The Causeway Coast, another one of Ireland’s fantastic driving routes, is shorter than the Wild Atlantic Way but is equally as impressive. This route is located in Northern Ireland and spans from the port town of Larne and travels north along the coast of County Antrim. Touring this coastal route by car will give you the freedom to stop and enjoy many of the attractions along the route. You’ll find a adrenaline inducing rope bridge in Carrick-a-Rede and the ancient remains of Dunluce Castle. The coastal towns of Portrush and Portstewart are an excellent place to stop and relax, the latter is also home to the most famous motorcycle race in the world; The North West 200.
The Giant’s Causeway is located along the Causeway Coast but is a separate attraction in its own right. It’s one of the most popular tourist attractions in all of Ireland and is recognised as a UNESCO World Heritage Site. Situated in an isolated location on the northern coastline you’ll find a unique formation of rocks. Staring out onto the crashing waves of the Irish Sea there are tens of thousands of basalt columns whose formation was a result of volcanic activity thousands of years ago. On site you’ll find a dedicated visitor’s centre that will educate you on the science and history behind the Giant’s Causeway including the Irish folk story in which an Irish Giant built this rock
formation in order to cross the sea to fight a rival Scottish Giant.
The Boyne Valley is home to over 3000 years of Irish history. The area is situated north of County Dublin and crosses over the borders of counties Meath and Louth. There are multiple historic sites such as ancient megalithic tombs, the ancient meeting place of the various kings in Ireland, medieval castles, religious sites and the site where the famous Battle of the Boyne took place in 1690. The main attraction in the area is Newgrange, a megalithic tomb erected over 3000 years ago making it older than the Egyptian Pyramids, its intricate designs and engineering feats that can be uncovered in the dedicated visitors centre on site.

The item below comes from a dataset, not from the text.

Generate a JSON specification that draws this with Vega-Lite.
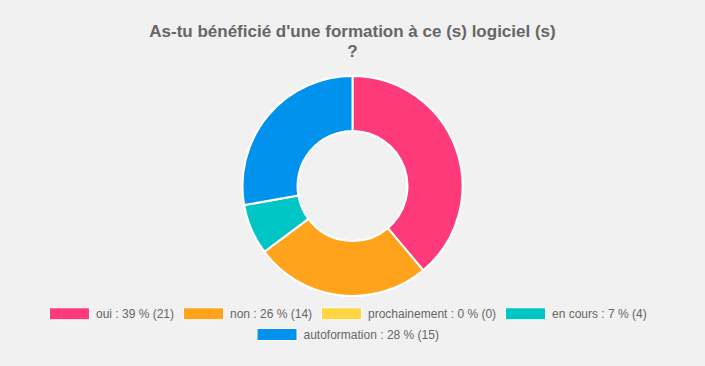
{
  "$schema": "https://vega.github.io/schema/vega-lite/v6.json",
  "width": 705,
  "height": 220,
  "padding": {"top": 23, "left": 0, "right": 0, "bottom": 24},
  "background": "#f1f1f1",
  "title": {
    "text": ["As-tu bénéficié d'une formation à ce (s) logiciel (s)", "?"],
    "font": "Liberation Sans",
    "fontSize": 17,
    "fontWeight": "bold",
    "color": "#666666",
    "lineHeight": 20,
    "offset": 11,
    "anchor": "middle"
  },
  "data": {
    "values": [
      {"label": "oui : 39 % (21)", "n": 21, "rang": 1},
      {"label": "non : 26 % (14)", "n": 14, "rang": 2},
      {"label": "prochainement : 0 % (0)", "n": 0, "rang": 3},
      {"label": "en cours : 7 % (4)", "n": 4, "rang": 4},
      {"label": "autoformation : 28 % (15)", "n": 15, "rang": 5}
    ]
  },
  "encoding": {
    "theta": {"field": "n", "type": "quantitative", "stack": true},
    "order": {"field": "rang", "type": "quantitative"}
  },
  "layer": [
    {
      "mark": {"type": "arc", "outerRadius": 110, "innerRadius": 55, "stroke": "#ffffff", "strokeWidth": 2},
      "encoding": {
        "color": {
          "field": "label",
          "type": "nominal",
          "scale": {
            "domain": ["oui : 39 % (21)", "non : 26 % (14)", "prochainement : 0 % (0)", "en cours : 7 % (4)", "autoformation : 28 % (15)"],
            "range": ["#ff3a7a", "#ffa31c", "#ffd542", "#00c5c5", "#0092ec"]
          },
          "legend": {"values": ["oui : 39 % (21)", "non : 26 % (14)", "prochainement : 0 % (0)", "en cours : 7 % (4)"], "symbolSize": 400}
        }
      }
    },
    {
      "mark": {"type": "arc", "outerRadius": 110, "innerRadius": 55, "stroke": "#ffffff", "strokeWidth": 2},
      "encoding": {
        "fill": {
          "field": "label",
          "type": "nominal",
          "scale": {
            "domain": ["autoformation : 28 % (15)", "oui : 39 % (21)", "non : 26 % (14)", "prochainement : 0 % (0)", "en cours : 7 % (4)"],
            "range": ["#0092ec", "#ff3a7a", "#ffa31c", "#ffd542", "#00c5c5"]
          },
          "legend": {"values": ["autoformation : 28 % (15)"], "symbolSize": 400}
        }
      }
    }
  ],
  "config": {
    "view": {"stroke": null},
    "legend": {
      "orient": "bottom",
      "direction": "horizontal",
      "title": null,
      "labelFont": "Liberation Sans",
      "labelFontSize": 12,
      "labelColor": "#666666",
      "symbolType": "M-2,-0.6H2V0.6H-2Z",
      "symbolSize": 400,
      "symbolStrokeColor": "#ffffff",
      "symbolStrokeWidth": 1,
      "labelOffset": 16,
      "columnPadding": 6,
      "offset": 7,
      "padding": 0,
      "layout": {"bottom": {"anchor": "middle", "direction": "vertical", "center": true, "margin": 2}}
    }
  }
}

Dublin is the capital city of Ireland and should be atop your list when visiting Ireland. This city is steeped in history having been first founded by the Vikings over 2000 years ago and was a location of huge significance in Ireland’s fight for freedom from the British Empire, most notably the 1916 Easter Rising, an event that led the way for the formation of an Irish Free State. Aside from its fascinating history Dublin is a vibrant city that has something for everyone from an energetic social scene, wonderful entertainment, a delicious foodie scene and top quality shopping facilities. Notable tourist attractions in the city include the Guinness Storehouse, the home of Ireland’s most famous export, and Trinity College which is the oldest university in the country.
Ring of Kerry
The Ring of Kerry is a coastal driving route where you’ll find yourself travelling with stunning views of the Atlantic and offshore islands out one window and a truly beautiful mountainous landscape out the other. It is located in the south west of Ireland in County Kerry and stretches for 179km. It’s recommended that you start in the delightful town of Killarney and drive to Kenmare where the road will loop back to Killarney. Along this route you’ll pass through Killarney National Park which can only be described as one of the most beautiful locations in the country. Aside from the park there’s plenty to see and do along the way from stopping to relax at the beautiful lakes, surf at the sandy beaches or visit the quaint villages for a delicious bite to eat and a chat with the friendly locals.
Cliffs of Moher
The Cliffs of Moher in County Clare are easily one of the most popular tourist attractions in the country seeing over a million annual visitors. These cliffs are some of the highest in Europe standing at 214 metres above the crashing waves of the Atlantic Ocean below. The views from the cliffs are stunning as you can stare as far as the eye can see out into the vast ocean or look north to the Aran Islands and Galway Bay. There is a dedicated visitor’s centre on site where you can learn about the history of the cliffs and about the marine life that dwells beneath the waves. There’s even independent boats that will take you around the base of the cliffs for a different perspective on these staggering rocks and see some of the caves found along the bottom.
The Burren is a unique landscape found in County Clare and is visited by a huge number of visiting tourists and Irish residents each year. The landscape is made up of a limestone shelf and is mostly rock, hence the name Burren which translated means rocky place. The Burren spends most of the year barren but in the spring time it transforms as wildflowers emerge from the cracks to create a vibrant colourful scene.
Something for Everyone
Ireland is a diverse country with a lot to offer to visiting tourists and certainly something to suit any taste or need. The main allures in Ireland are the magnificent views throughout the scenic countryside and along the rugged coastline, the fascinating history spanning millennia and the traditional welcoming Irish culture.
The majority of Ireland’s top attractions are off the beaten track in remote locations so hiring a car is the most convenient form of travel. Even in the major cities and more accessible locales, a car is still the first choice taken by visitors and locals alike.